History has cast a cloud over the wives of the Antonines—whether justly or not we can never know. In an age of great vices, even virtue is not safe, and the scandal-lover has always delighted to tear fair names. But the testimony of a husband surely ought to count for more than the flippant gossip of the idle voluptuary or the witty sneer of the satirist. Referring to the elder Faustina, Antoninus Pius says: “I would rather spend my life with her in Gyaros than live without her in a palace.” As this desolate abode of the exile was supposed to be very uncomfortable, the compliment was not a light one. It is not in such terms that men write of faithless wives, nor is it in the nature of such women to wear the white veil of innocence for a series of years in the presence of those nearest to them. There was a temple built in her honor which still keeps guard as a church over the Roman forum, a permanent monument to the devotion of this tender husband. A charitable institution for girls, that bore her name, has long since gone the way of all perishable things.
In the letters of Aurelius, which cover a wide range of thought and experience, there are constant references to his family. It is difficult to believe the younger Faustina as wicked as men have painted her. One of the most beautiful women of her time, as brilliant and sweet as she was beautiful, the idol of her household, the object of affectionate care on the part of her husband, this gracious woman has been a mystery to successive generations. What if the lightly spoken word of a malicious rival, or a dark insinuation from some impertinent admirer whose vanity she may have wounded, kindled a fire which the ages cannot put out? Such things have been, and may be again. “I thank the gods for giving me a wife so kind, so tender to her children, so simple,” said the philosopher, who kept his soul at a serene altitude above things of sense; but he broke down when his children suffered or died, and mourned this much-loved wife as a saint, giving her divine honors. He also put a gold statue of her in the seat she had been in the habit of occupying at the theater, and had her represented in a bas-relief as borne to heaven, while he gazed after her with longing eyes.
Fronto writes that the mother of Marcus Aurelius laughingly declares herself jealous of him. He asks tenderly after the ailing domnula, who is the idol of her father’s heart. Of his own daughter Gratia he has much to tell, playing gracefully with her name. He chats pleasantly of sleep, of health, of dreams, of the art of speech, in which he was himself a master. But this is varied with words of affection, with tender references to the children, their pretty voices and their winning ways. He had given the little prince a silver trumpet on his birthday, and draws a charming picture of the group about their mother, the beautiful Faustina. But he loses his own admirable and much-loved wife; then his grandson dies; and his heart is torn with grief, as with sympathy for the sorrow of the gentle Gratia. Joy falls away from the spent life of the white-haired philosopher. He finds nothing to bind him longer to a sad world. His silvery periods have lost their charm. He lays down his pen, and his last words are full of pathos. He writes to an emperor who, like himself, has lived on the heights of a calm reason.
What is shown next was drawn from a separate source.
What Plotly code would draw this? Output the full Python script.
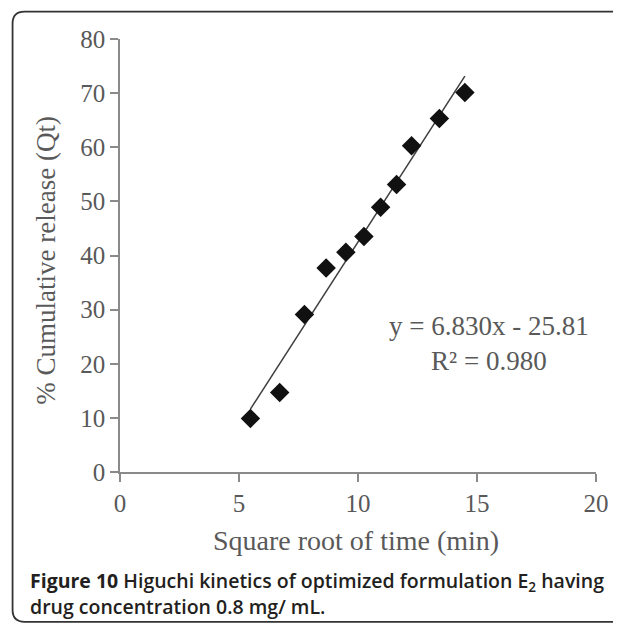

The blows of fate have struck them both, and they weep, like others.
I have quoted more or less from the letters of four thoughtful and clear-sighted men, because their personal details and general tone go farther than any assertion to prove the pure and intelligent character of a large section of Roman womanhood and its refining influence in the family. They are a flattering tribute, not only to the women of the new age, but to the fine qualities of a corresponding circle of men. The life revealed by these distinguished observers who have talked so familiarly of its every-day side is certainly remote from that which has been dwelt upon by satirists and historians, but we cannot doubt that it represents the domestic relations of an important class. It is fair to presume that the women of culture and virtue who came within their horizon were not exceptions.